I already touched on this subject in Charlotte's 18 month update, but I thought this moment was so significant that it deserved an entire blogpost on it's own. So here it goes!
How different our parenting styles may be, we all have one thing in common; We all put our best efforts into raising nice, decent, honest children. We may even fantasize about possible academic achievements, or about the family life they will have on their own someday. But no matter where our wishes for their futures lie, we all want to guide them in becoming the best version of themself they could possibly be. Oh, and happy! Let's not forget that we want them to be happy.
It's probably the biggest and longest journey we'll ever set sail on. And that's okay. Anyone with adult children will tell you this journey went by way too fast anyway. And that reminds us to cherish those special moments that make it all worth while. This is actually the reason I started blogging in the first place. To document those moments and to have them preserved forever. So that I can look back at them and so that my daughter can as well. Maybe even long after I am gone. There are many moments during this parenting journey that make us feel as proud as we possibly can.Those first few words, their first steps or when other parents compliment us on how wellbehaved our children are. But there are also those other moments. For example when your child tells you it's first lie.
Obviously I knew we were going to hit that milestone too someday. But it was something for the future. Maybe when she would start hitting puberty and when it was time for her to rebel against the old folks a little. I never imagined it to be something big either. It would be just a silly little thing. Because eventhough we know our children arn't perfect, we don't believe they could actually do something bad either. But whatever my thoughts about this might have been, I never could have imagined it to happen this soon. Because... well... my daughter is only 1 year old! Technically she shouldn't even have entered her terrible two's yet! What the duck?

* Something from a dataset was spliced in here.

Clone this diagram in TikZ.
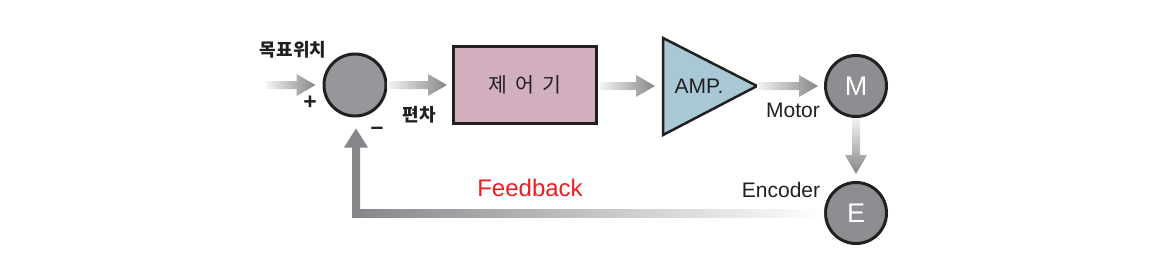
\documentclass[tikz,border=0pt]{standalone}
\usepackage{fontspec}
\setmainfont{Liberation Sans}
\newfontfamily\kr[WordSpace=1.8]{Noto Sans CJK KR}
\usetikzlibrary{calc}
\definecolor{textcol}{HTML}{231F20}
\definecolor{arrdark}{HTML}{86868A}
\definecolor{arrlight}{HTML}{F4F4F4}
\definecolor{sumfill}{HTML}{97979B}
\definecolor{mefill}{HTML}{8E8E92}
\definecolor{boxfill}{HTML}{D2AFBF}
\definecolor{ampfill}{HTML}{A7C8D4}
\definecolor{fbred}{HTML}{ED1C24}
\newcommand\harr[2]{%
  \shade[left color=arrlight,right color=arrdark] let \p1=(#1),\p2=(#2) in
  (\x1,\y1-4pt) -- (\x2-19pt,\y1-4pt) -- (\x2-19pt,\y1-11pt) -- (\x2,\y1)
  -- (\x2-19pt,\y1+11pt) -- (\x2-19pt,\y1+4pt) -- (\x1,\y1+4pt) -- cycle;}
\newcommand\varr[2]{%
  \shade[top color=arrlight,bottom color=arrdark] let \p1=(#1),\p2=(#2) in
  (\x1-4pt,\y1) -- (\x1-4pt,\y2+19pt) -- (\x1-11pt,\y2+19pt) -- (\x1,\y2)
  -- (\x1+11pt,\y2+19pt) -- (\x1+4pt,\y2+19pt) -- (\x1+4pt,\y1) -- cycle;}
\begin{document}
\begin{tikzpicture}[x=1pt,y=-1pt,
  every node/.style={text=textcol,inner sep=0pt},
  junction/.style={circle,draw=textcol,line width=3pt,fill=sumfill,minimum size=62pt},
  devc/.style={circle,draw=textcol,line width=3pt,fill=mefill,minimum size=61pt,
    text=white,font=\fontsize{27}{30}\selectfont},
  ctrlbox/.style={rectangle,draw=textcol,line width=3pt,fill=boxfill,
    minimum width=143pt,minimum height=77pt,font=\kr\fontsize{20.5}{24}\selectfont},
  lab/.style={font=\fontsize{21}{24}\selectfont},
  krlab/.style={font=\kr\bfseries\fontsize{18}{21}\selectfont},
  sign/.style={font=\bfseries\fontsize{23}{26}\selectfont}]
\useasboundingbox[fill=white] (0,0) rectangle (1150,271);

% nodes
\node[junction] (sum) at (355,85) {};
\node[ctrlbox] (ctrl) at (525,85) {제 어 기};
\coordinate (ampL) at (663,86);
\coordinate (ampT) at (757,86);
\draw[line width=2.5pt,draw=textcol,fill=ampfill,line join=miter]
  (663,38) -- (ampT) -- (663,135) -- cycle;
\node[lab] (amp) at (699,86) {AMP.};
\node[devc] (mot) at (856,86) {M};
\node[devc] (enc) at (856,213) {E};

% labels
\node[krlab] (target) at (293,50) {목표위치};
\node[krlab] (err) at (419,115) {편차};
\node[sign] (plus) at (310,103) {+};
\node[sign] (minus) at (377,131) {–};
\node[lab] (motlab) at (793,110) {Motor};
\node[lab] (enclab) at (781,190) {Encoder};
\node[font=\fontsize{24}{28}\selectfont,text=fbred] (fb) at (530,188) {Feedback};

% connectors
\coordinate (in) at (266,85);
\harr{in}{$(sum.west)+(-7,0)$}
\harr{sum.east}{$(ctrl.west)+(-5,0)$}
\harr{$(ctrl.east)+(2,1)$}{$(ampL)+(-8,0)$}
\harr{ampT}{$(mot.west)+(-6,0)$}
\varr{mot.south}{$(enc.north)+(0,-7)$}

% feedback path
\coordinate (fbcorner) at (356,213);
\coordinate (fbtip) at ($(sum.south)+(0,11)$);
\shade[left color=arrdark,right color=white] let \p1=(fbcorner),\p2=(enc.west) in
  (\x1-4pt,\y1-4pt) rectangle (\x2,\y1+4pt);
\fill[arrdark] let \p1=(fbcorner),\p2=(fbtip) in
  (\x1-4pt,\y1-4pt) -- (\x1-4pt,\y2-19pt) -- (\x1-12pt,\y2-19pt) -- (\x1,\y2)
  -- (\x1+12pt,\y2-19pt) -- (\x1+4pt,\y2-19pt) -- (\x1+4pt,\y1-4pt) -- cycle;
\end{tikzpicture}
\end{document}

It all happend on a sunny afternoon. We were on our way home from a lunch date at a friend's house. And eventhough it was a lot of fun, the food served wasn't as nutritive as I would have liked it to be. So I stopped over at a grocery store and picked up some raspberres on our way home. I figured we could share them when we got home. My daughter however didn't agree. Everytime I wanted to take a raspberry out of the bowl she got upset and gave me a firm "No mom!". She really loves her raspberries and sharing them with me was just a little too much to ask apparently. She stuffed her face like we hadn't fed her in a week and by the time there were about 5 raspberries left I politely asked her if mommy could have one. And that's when it happened. She looked down at her bowl of raspberries, she looked at me, she shrugged, she gave me the most innocent looking face I had ever seen and then answered me with a "No left mommy!" But there were raspberries left. I could see it, she could see it. And that resulted in a serious stare down between me and my innocent little angel . For a second I tried to come up with an explanation that would completely justify this whole situation. Maybe she didn't understand my question, maybe she was simply mistaken... But when she continued eating her raspberries while continuing the whole staring me down thing, I was forced to face the fact that she knew exactly what she was doing. She knew she still had some raspberries left, but she simply didn't want to share them with me so she lied about it. Ouch! I probably should have been pretty heartbroken about this, but I couldn't help but laugh at this innocent little face that was now covered with raspberry stains...
So what do you think? Am I raising a pathological liar or is there still hope for us? And do you remember the first lie your child told you? Do you remember what it was about?